In the last few posts, we read about how Eva and her brother Harry worked summer jobs during and after high school, sending their meager earnings to help their parents in Vienna. After coming to San Francisco in late 1939, they had to grow up immediately. Eva completed her final year of high school and then enrolled at Mt. Zion. Harry finished high school a year later and joined the army. They supported themselves and asked little of their relatives who emphasized that they could not be relied on for further financial assistance than what was given to them to help them come to San Francisco. They saved as much money as they could in the hope and expectation that they would help their parents once they made it to the US. They had to be practical and could not pursue unprofitable dreams. My mother, already a serious sort, threw herself into school and work.

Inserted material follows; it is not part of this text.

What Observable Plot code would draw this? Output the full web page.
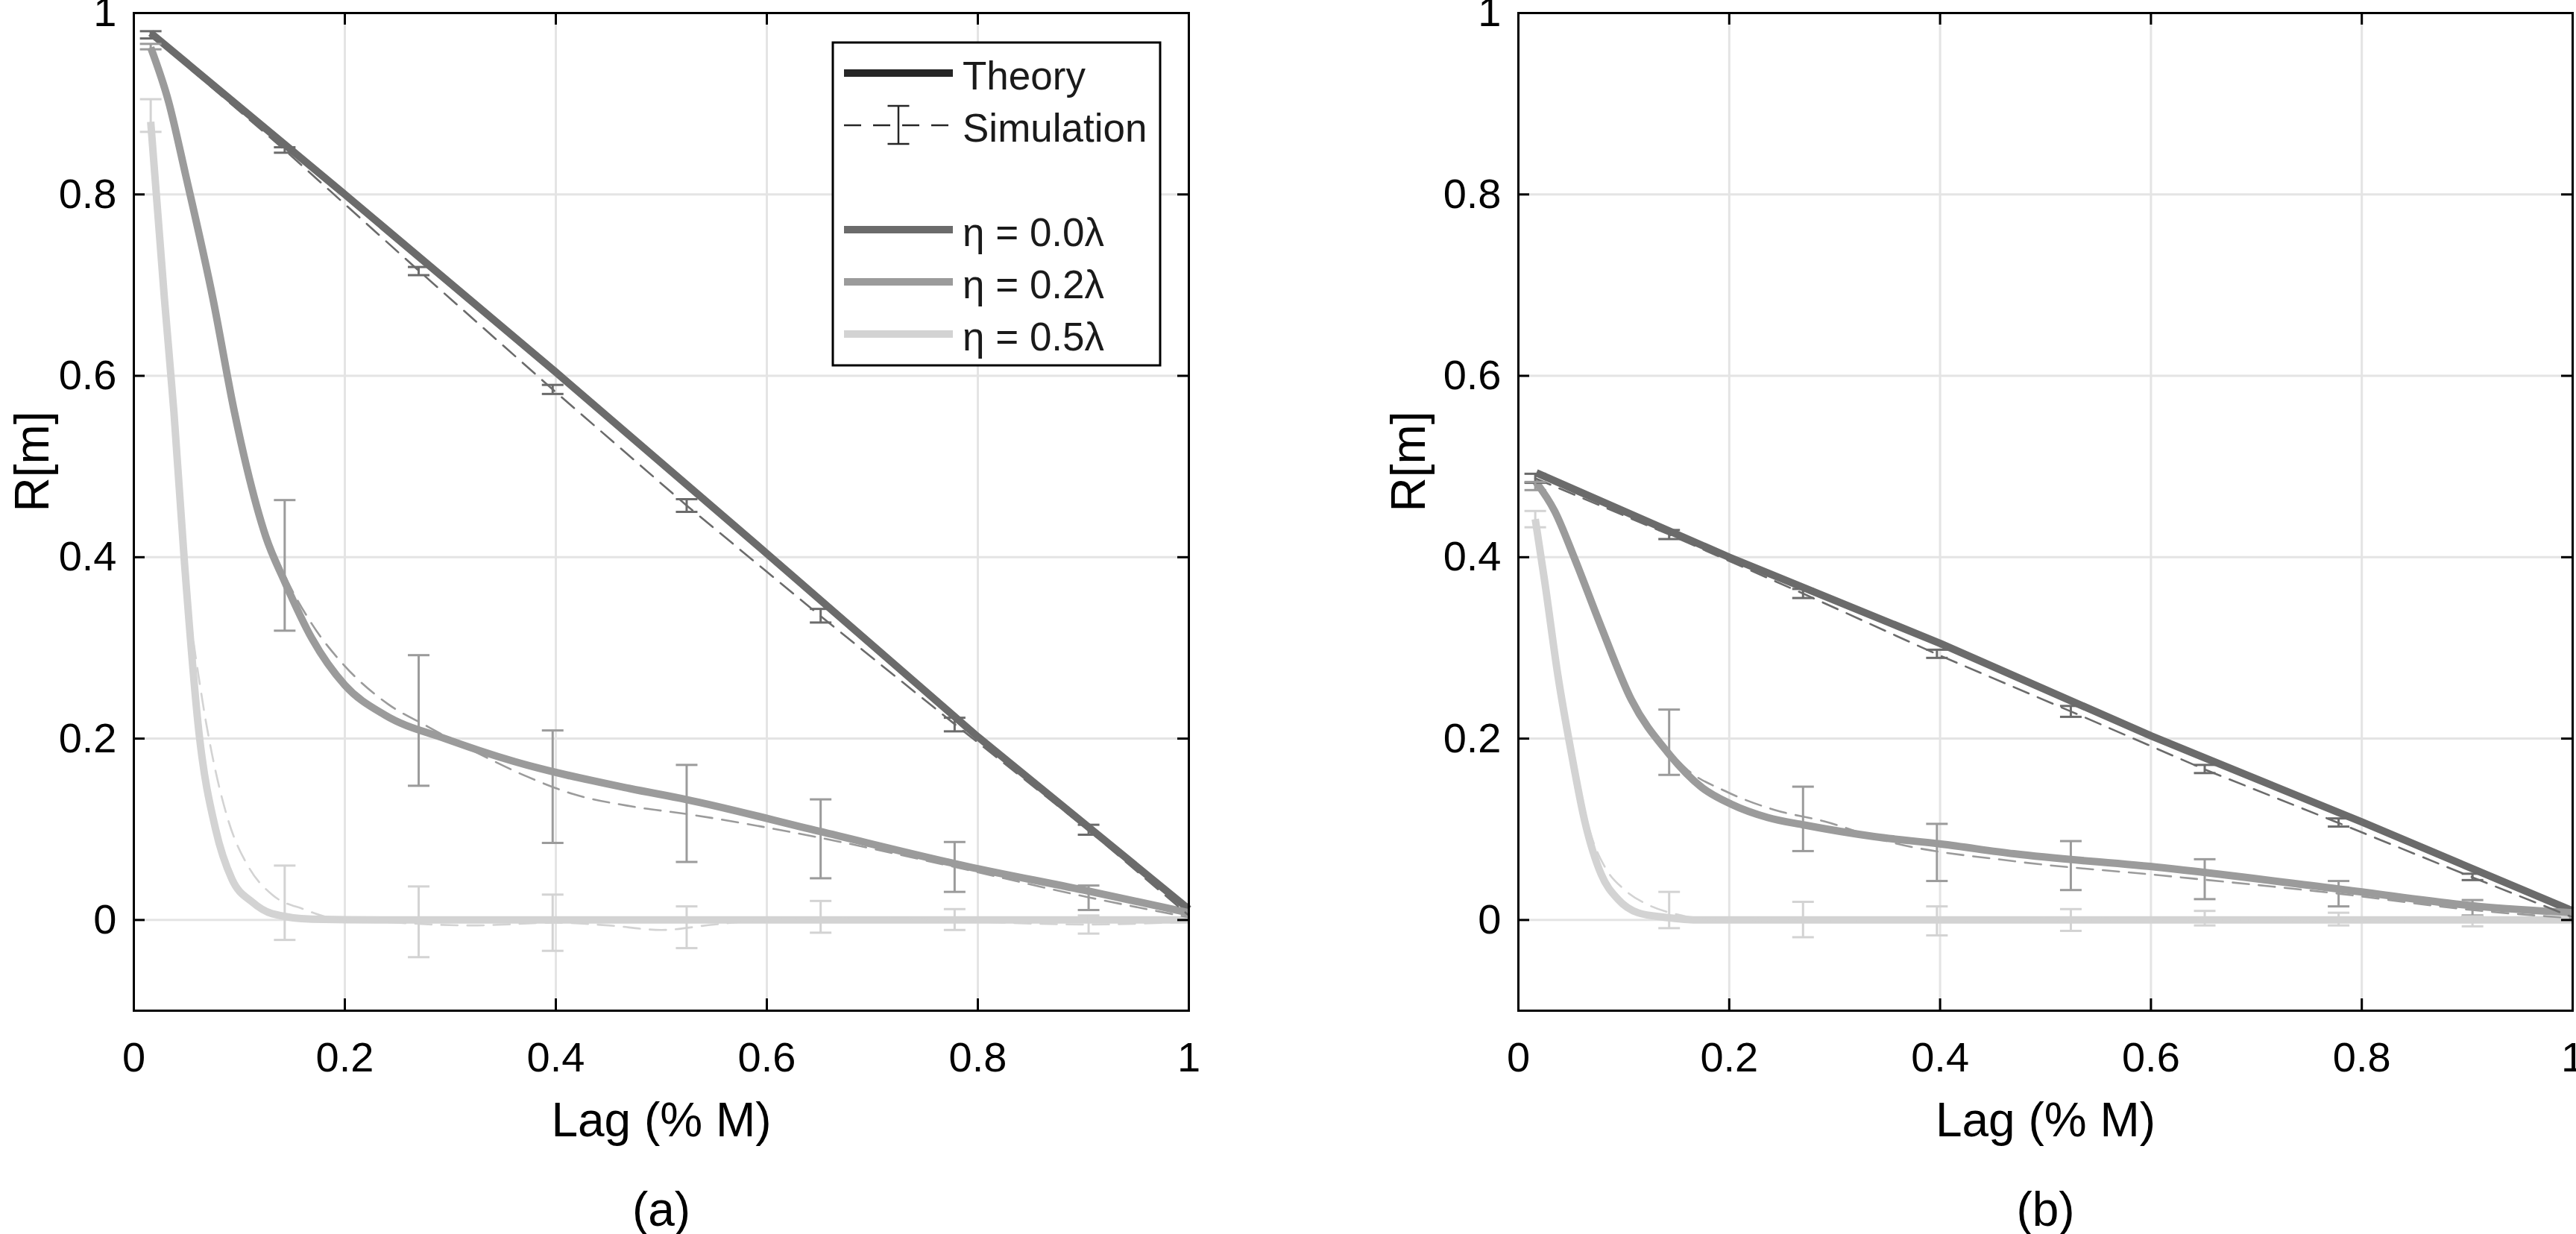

In the 1980s, when I worked at San Francisco State University, I taught a course designed to help undergraduates do well in college. I asked my students to identify an issue or skill that was preventing them from academic success and to create a plan to develop the skills to improve. One semester, one of my students was a Baha’i who had come to the US to escape religious persecution in Iran. He was appalled by the complaints of his American classmates – to him, they had everything, their complaints were insignificant, they took their education for granted and did not care about learning. For him, education was the key to survival and there was no time to waste. He had no choice but to succeed. His story resonated with me – my mother had escaped similar circumstances and felt much the same as he did about her high school experience. While her classmates were worried about prom, she was worried about her parents’ survival. Education was the key to her being able to support herself and, hopefully one day, her parents. Such a heavy burden on young shoulders.